### Given task
Could you write out the records below exactly as they appear, leaving out any pictures?
══ Stored data ══
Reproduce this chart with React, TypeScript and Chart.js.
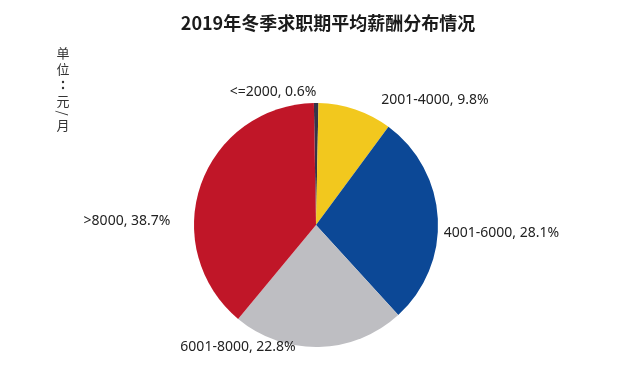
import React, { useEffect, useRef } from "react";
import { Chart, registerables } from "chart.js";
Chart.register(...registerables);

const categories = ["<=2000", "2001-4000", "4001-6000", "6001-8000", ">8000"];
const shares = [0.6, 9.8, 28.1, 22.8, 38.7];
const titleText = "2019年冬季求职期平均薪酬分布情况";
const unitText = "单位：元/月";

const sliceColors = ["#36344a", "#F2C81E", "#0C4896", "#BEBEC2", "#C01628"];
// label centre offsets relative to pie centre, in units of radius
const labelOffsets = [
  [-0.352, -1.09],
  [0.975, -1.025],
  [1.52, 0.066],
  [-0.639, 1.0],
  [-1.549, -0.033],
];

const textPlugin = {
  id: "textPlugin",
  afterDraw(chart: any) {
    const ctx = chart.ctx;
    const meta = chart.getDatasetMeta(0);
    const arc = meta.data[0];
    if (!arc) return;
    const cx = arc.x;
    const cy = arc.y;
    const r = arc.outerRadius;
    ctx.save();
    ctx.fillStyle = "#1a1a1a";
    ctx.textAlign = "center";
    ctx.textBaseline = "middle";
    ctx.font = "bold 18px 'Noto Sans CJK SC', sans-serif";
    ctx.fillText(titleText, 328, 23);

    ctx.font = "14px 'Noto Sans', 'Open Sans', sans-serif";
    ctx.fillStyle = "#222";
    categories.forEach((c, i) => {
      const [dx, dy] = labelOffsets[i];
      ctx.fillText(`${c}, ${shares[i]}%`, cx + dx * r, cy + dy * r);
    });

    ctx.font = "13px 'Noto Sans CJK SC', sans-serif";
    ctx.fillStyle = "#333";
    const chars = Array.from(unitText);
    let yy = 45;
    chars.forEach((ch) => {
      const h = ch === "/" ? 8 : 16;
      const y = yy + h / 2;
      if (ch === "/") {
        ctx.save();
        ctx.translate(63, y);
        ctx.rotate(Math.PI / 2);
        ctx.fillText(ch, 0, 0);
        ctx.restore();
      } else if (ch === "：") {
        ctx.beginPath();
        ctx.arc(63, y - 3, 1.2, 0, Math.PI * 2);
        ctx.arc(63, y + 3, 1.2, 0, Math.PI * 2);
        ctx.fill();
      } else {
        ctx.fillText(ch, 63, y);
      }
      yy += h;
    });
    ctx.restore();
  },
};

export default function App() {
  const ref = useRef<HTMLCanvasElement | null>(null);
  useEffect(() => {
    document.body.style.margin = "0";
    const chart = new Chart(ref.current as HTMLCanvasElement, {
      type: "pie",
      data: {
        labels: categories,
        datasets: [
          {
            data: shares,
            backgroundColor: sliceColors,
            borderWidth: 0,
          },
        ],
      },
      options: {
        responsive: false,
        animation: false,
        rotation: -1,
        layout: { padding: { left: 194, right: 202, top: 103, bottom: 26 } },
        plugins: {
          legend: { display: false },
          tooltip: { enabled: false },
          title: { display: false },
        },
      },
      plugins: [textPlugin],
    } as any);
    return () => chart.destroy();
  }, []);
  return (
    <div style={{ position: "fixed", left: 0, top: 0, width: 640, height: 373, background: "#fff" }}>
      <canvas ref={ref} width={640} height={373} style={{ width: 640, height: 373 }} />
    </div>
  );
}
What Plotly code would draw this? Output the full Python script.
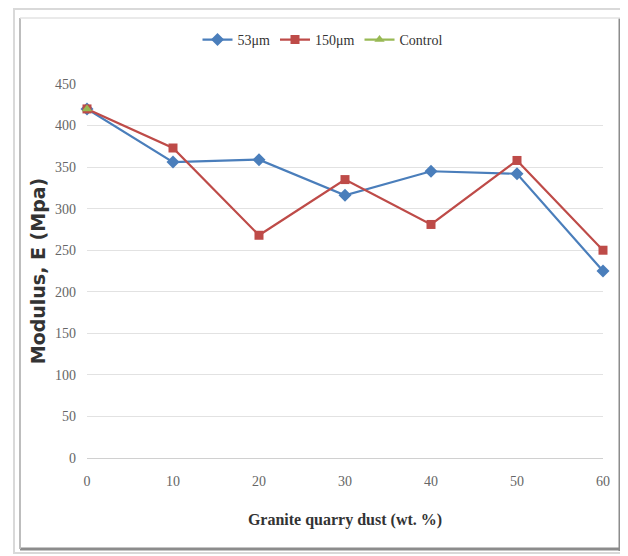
═══
### Task output
Reproduce this chart with React, TypeScript and Chart.js.
import React, { useEffect, useRef } from "react";
import { Chart, registerables } from "chart.js";
Chart.register(...registerables);

const categories = ["<=2000", "2001-4000", "4001-6000", "6001-8000", ">8000"];
const shares = [0.6, 9.8, 28.1, 22.8, 38.7];
const titleText = "2019年冬季求职期平均薪酬分布情况";
const unitText = "单位：元/月";

const sliceColors = ["#36344a", "#F2C81E", "#0C4896", "#BEBEC2", "#C01628"];
// label centre offsets relative to pie centre, in units of radius
const labelOffsets = [
  [-0.352, -1.09],
  [0.975, -1.025],
  [1.52, 0.066],
  [-0.639, 1.0],
  [-1.549, -0.033],
];

const textPlugin = {
  id: "textPlugin",
  afterDraw(chart: any) {
    const ctx = chart.ctx;
    const meta = chart.getDatasetMeta(0);
    const arc = meta.data[0];
    if (!arc) return;
    const cx = arc.x;
    const cy = arc.y;
    const r = arc.outerRadius;
    ctx.save();
    ctx.fillStyle = "#1a1a1a";
    ctx.textAlign = "center";
    ctx.textBaseline = "middle";
    ctx.font = "bold 18px 'Noto Sans CJK SC', sans-serif";
    ctx.fillText(titleText, 328, 23);

    ctx.font = "14px 'Noto Sans', 'Open Sans', sans-serif";
    ctx.fillStyle = "#222";
    categories.forEach((c, i) => {
      const [dx, dy] = labelOffsets[i];
      ctx.fillText(`${c}, ${shares[i]}%`, cx + dx * r, cy + dy * r);
    });

    ctx.font = "13px 'Noto Sans CJK SC', sans-serif";
    ctx.fillStyle = "#333";
    const chars = Array.from(unitText);
    let yy = 45;
    chars.forEach((ch) => {
      const h = ch === "/" ? 8 : 16;
      const y = yy + h / 2;
      if (ch === "/") {
        ctx.save();
        ctx.translate(63, y);
        ctx.rotate(Math.PI / 2);
        ctx.fillText(ch, 0, 0);
        ctx.restore();
      } else if (ch === "：") {
        ctx.beginPath();
        ctx.arc(63, y - 3, 1.2, 0, Math.PI * 2);
        ctx.arc(63, y + 3, 1.2, 0, Math.PI * 2);
        ctx.fill();
      } else {
        ctx.fillText(ch, 63, y);
      }
      yy += h;
    });
    ctx.restore();
  },
};

export default function App() {
  const ref = useRef<HTMLCanvasElement | null>(null);
  useEffect(() => {
    document.body.style.margin = "0";
    const chart = new Chart(ref.current as HTMLCanvasElement, {
      type: "pie",
      data: {
        labels: categories,
        datasets: [
          {
            data: shares,
            backgroundColor: sliceColors,
            borderWidth: 0,
          },
        ],
      },
      options: {
        responsive: false,
        animation: false,
        rotation: -1,
        layout: { padding: { left: 194, right: 202, top: 103, bottom: 26 } },
        plugins: {
          legend: { display: false },
          tooltip: { enabled: false },
          title: { display: false },
        },
      },
      plugins: [textPlugin],
    } as any);
    return () => chart.destroy();
  }, []);
  return (
    <div style={{ position: "fixed", left: 0, top: 0, width: 640, height: 373, background: "#fff" }}>
      <canvas ref={ref} width={640} height={373} style={{ width: 640, height: 373 }} />
    </div>
  );
}
What Plotly code would draw this? Output the full Python script.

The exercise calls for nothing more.